#### Requirements
Your task is to transcribe all of the data below exactly, omitting the images.

======

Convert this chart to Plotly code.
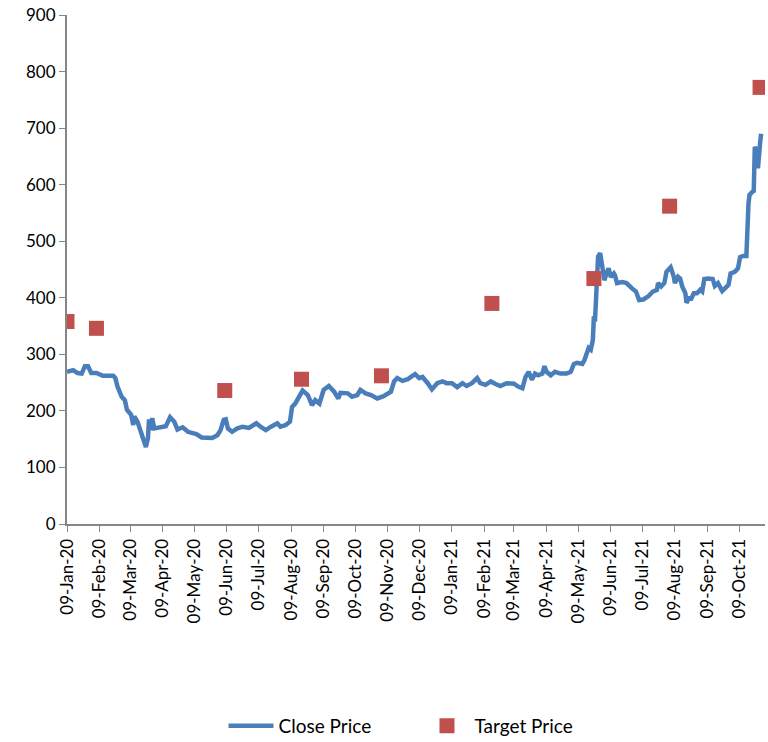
import pandas as pd
import plotly.graph_objects as go

START = pd.Timestamp("2020-01-09")

# Close price: days elapsed since 09-Jan-20 and price
close_days = [0, 6, 10, 14, 17, 20, 23, 28, 34, 44, 46, 48, 52, 55, 57, 61, 63, 64, 67, 71,
              75, 77, 78, 79, 81, 83, 88, 94, 98, 102, 105, 110, 115, 123, 128, 138, 143, 146, 149, 151,
              153, 157, 162, 167, 173, 180, 184, 189, 194, 200, 203, 208, 212, 214, 217, 221, 224, 229, 233, 236,
              240, 244, 249, 254, 258, 260, 267, 271, 276, 279, 284, 289, 295, 301, 308, 311, 314, 319, 324, 327,
              331, 335, 338, 343, 347, 352, 357, 361, 366, 371, 376, 380, 385, 390, 393, 398, 403, 407, 412, 418,
              425, 429, 433, 436, 439, 442, 445, 448, 452, 454, 456, 460, 464, 469, 475, 479, 482, 485, 490, 492,
              494, 496, 498, 500, 501, 502, 503, 504, 505, 507, 509, 511, 513, 515, 517, 520, 521, 523, 528, 532,
              537, 541, 544, 548, 553, 557, 561, 562, 565, 568, 570, 574, 577, 578, 581, 583, 585, 588, 589, 592,
              593, 596, 599, 602, 604, 606, 610, 614, 616, 619, 623, 626, 629, 631, 635, 638, 640, 643, 646, 648,
              649, 652, 653, 654, 656, 657, 658, 659, 660]
close_price = [269, 272, 267, 266, 279, 279, 267, 267, 262, 262, 258, 243, 225, 219, 202, 193, 175, 190, 181, 160,
               136, 152, 185, 166, 187, 169, 171, 173, 189, 181, 167, 171, 163, 159, 153, 152, 157, 166, 184, 185,
               169, 163, 169, 172, 170, 178, 172, 166, 172, 178, 172, 175, 181, 207, 213, 228, 236, 228, 210, 219,
               213, 237, 244, 234, 222, 232, 231, 225, 228, 237, 231, 228, 222, 226, 234, 252, 258, 253, 256, 260,
               265, 258, 260, 249, 238, 249, 252, 249, 249, 242, 249, 244, 249, 258, 249, 246, 252, 248, 244, 249,
               248, 243, 240, 260, 269, 255, 266, 263, 266, 279, 269, 263, 269, 266, 266, 269, 283, 285, 283, 290,
               302, 311, 308, 325, 367, 358, 396, 443, 473, 479, 449, 431, 443, 452, 437, 443, 440, 426, 428, 426,
               417, 411, 396, 397, 403, 411, 414, 426, 420, 426, 446, 454, 437, 426, 437, 434, 420, 408, 391, 402,
               396, 408, 408, 414, 411, 433, 434, 433, 421, 426, 412, 417, 423, 443, 446, 452, 472, 474, 474, 567,
               582, 588, 589, 667, 658, 629, 661, 673, 690]

# Target price
target_days = [0, 28, 150, 223, 299, 404, 501, 573, 659]
target_price = [358, 346, 236, 256, 262, 390, 434, 562, 772]

y_ticks = [0, 100, 200, 300, 400, 500, 600, 700, 800, 900]

close_dates = [START + pd.Timedelta(days=d) for d in close_days]
target_dates = [START + pd.Timedelta(days=d) for d in target_days]

fig = go.Figure()
fig.add_trace(go.Scatter(
    x=close_dates, y=close_price, mode="lines", name="Close Price",
    line=dict(color="#4A7EBB", width=4.5),
))
fig.add_trace(go.Scatter(
    x=target_dates, y=target_price, mode="markers", name="Target Price",
    marker=dict(symbol="square", size=15, color="#C0504D"),
))

axis_font = dict(family="Lato", size=17, color="#000000")
fig.update_layout(
    width=768, height=742,
    margin=dict(l=67, r=3, t=15, b=218, autoexpand=False),
    plot_bgcolor="white", paper_bgcolor="white",
    font=axis_font,
    showlegend=True,
    legend=dict(orientation="h", xref="container", yref="container",
                x=0.291, xanchor="left", y=0.0216, yanchor="middle",
                font=dict(family="Lato", size=19, color="#000000"),
                itemwidth=45, entrywidth=136, traceorder="normal"),
    xaxis=dict(
        type="date",
        range=[START, START + pd.Timedelta(days=663.7)],
        tick0="2020-01-09", dtick="M1", tickformat="%d-%b-%y",
        tickangle=-90, ticks="outside", ticklen=6, tickcolor="#868686",
        showline=True, linecolor="#868686", linewidth=2,
        showgrid=False, zeroline=False, tickfont=axis_font, automargin=False,
    ),
    yaxis=dict(
        range=[0, 900], tickvals=y_ticks, ticks="outside", ticklen=6, tickcolor="#868686",
        showline=True, linecolor="#868686", linewidth=2,
        showgrid=False, zeroline=False, tickfont=axis_font, automargin=False,
    ),
)

fig.write_html("out.html")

======

#### Written answer
Convert this chart to Plotly code.
import pandas as pd
import plotly.graph_objects as go

START = pd.Timestamp("2020-01-09")

# Close price: days elapsed since 09-Jan-20 and price
close_days = [0, 6, 10, 14, 17, 20, 23, 28, 34, 44, 46, 48, 52, 55, 57, 61, 63, 64, 67, 71,
              75, 77, 78, 79, 81, 83, 88, 94, 98, 102, 105, 110, 115, 123, 128, 138, 143, 146, 149, 151,
              153, 157, 162, 167, 173, 180, 184, 189, 194, 200, 203, 208, 212, 214, 217, 221, 224, 229, 233, 236,
              240, 244, 249, 254, 258, 260, 267, 271, 276, 279, 284, 289, 295, 301, 308, 311, 314, 319, 324, 327,
              331, 335, 338, 343, 347, 352, 357, 361, 366, 371, 376, 380, 385, 390, 393, 398, 403, 407, 412, 418,
              425, 429, 433, 436, 439, 442, 445, 448, 452, 454, 456, 460, 464, 469, 475, 479, 482, 485, 490, 492,
              494, 496, 498, 500, 501, 502, 503, 504, 505, 507, 509, 511, 513, 515, 517, 520, 521, 523, 528, 532,
              537, 541, 544, 548, 553, 557, 561, 562, 565, 568, 570, 574, 577, 578, 581, 583, 585, 588, 589, 592,
              593, 596, 599, 602, 604, 606, 610, 614, 616, 619, 623, 626, 629, 631, 635, 638, 640, 643, 646, 648,
              649, 652, 653, 654, 656, 657, 658, 659, 660]
close_price = [269, 272, 267, 266, 279, 279, 267, 267, 262, 262, 258, 243, 225, 219, 202, 193, 175, 190, 181, 160,
               136, 152, 185, 166, 187, 169, 171, 173, 189, 181, 167, 171, 163, 159, 153, 152, 157, 166, 184, 185,
               169, 163, 169, 172, 170, 178, 172, 166, 172, 178, 172, 175, 181, 207, 213, 228, 236, 228, 210, 219,
               213, 237, 244, 234, 222, 232, 231, 225, 228, 237, 231, 228, 222, 226, 234, 252, 258, 253, 256, 260,
               265, 258, 260, 249, 238, 249, 252, 249, 249, 242, 249, 244, 249, 258, 249, 246, 252, 248, 244, 249,
               248, 243, 240, 260, 269, 255, 266, 263, 266, 279, 269, 263, 269, 266, 266, 269, 283, 285, 283, 290,
               302, 311, 308, 325, 367, 358, 396, 443, 473, 479, 449, 431, 443, 452, 437, 443, 440, 426, 428, 426,
               417, 411, 396, 397, 403, 411, 414, 426, 420, 426, 446, 454, 437, 426, 437, 434, 420, 408, 391, 402,
               396, 408, 408, 414, 411, 433, 434, 433, 421, 426, 412, 417, 423, 443, 446, 452, 472, 474, 474, 567,
               582, 588, 589, 667, 658, 629, 661, 673, 690]

# Target price
target_days = [0, 28, 150, 223, 299, 404, 501, 573, 659]
target_price = [358, 346, 236, 256, 262, 390, 434, 562, 772]

y_ticks = [0, 100, 200, 300, 400, 500, 600, 700, 800, 900]

close_dates = [START + pd.Timedelta(days=d) for d in close_days]
target_dates = [START + pd.Timedelta(days=d) for d in target_days]

fig = go.Figure()
fig.add_trace(go.Scatter(
    x=close_dates, y=close_price, mode="lines", name="Close Price",
    line=dict(color="#4A7EBB", width=4.5),
))
fig.add_trace(go.Scatter(
    x=target_dates, y=target_price, mode="markers", name="Target Price",
    marker=dict(symbol="square", size=15, color="#C0504D"),
))

axis_font = dict(family="Lato", size=17, color="#000000")
fig.update_layout(
    width=768, height=742,
    margin=dict(l=67, r=3, t=15, b=218, autoexpand=False),
    plot_bgcolor="white", paper_bgcolor="white",
    font=axis_font,
    showlegend=True,
    legend=dict(orientation="h", xref="container", yref="container",
                x=0.291, xanchor="left", y=0.0216, yanchor="middle",
                font=dict(family="Lato", size=19, color="#000000"),
                itemwidth=45, entrywidth=136, traceorder="normal"),
    xaxis=dict(
        type="date",
        range=[START, START + pd.Timedelta(days=663.7)],
        tick0="2020-01-09", dtick="M1", tickformat="%d-%b-%y",
        tickangle=-90, ticks="outside", ticklen=6, tickcolor="#868686",
        showline=True, linecolor="#868686", linewidth=2,
        showgrid=False, zeroline=False, tickfont=axis_font, automargin=False,
    ),
    yaxis=dict(
        range=[0, 900], tickvals=y_ticks, ticks="outside", ticklen=6, tickcolor="#868686",
        showline=True, linecolor="#868686", linewidth=2,
        showgrid=False, zeroline=False, tickfont=axis_font, automargin=False,
    ),
)

fig.write_html("out.html")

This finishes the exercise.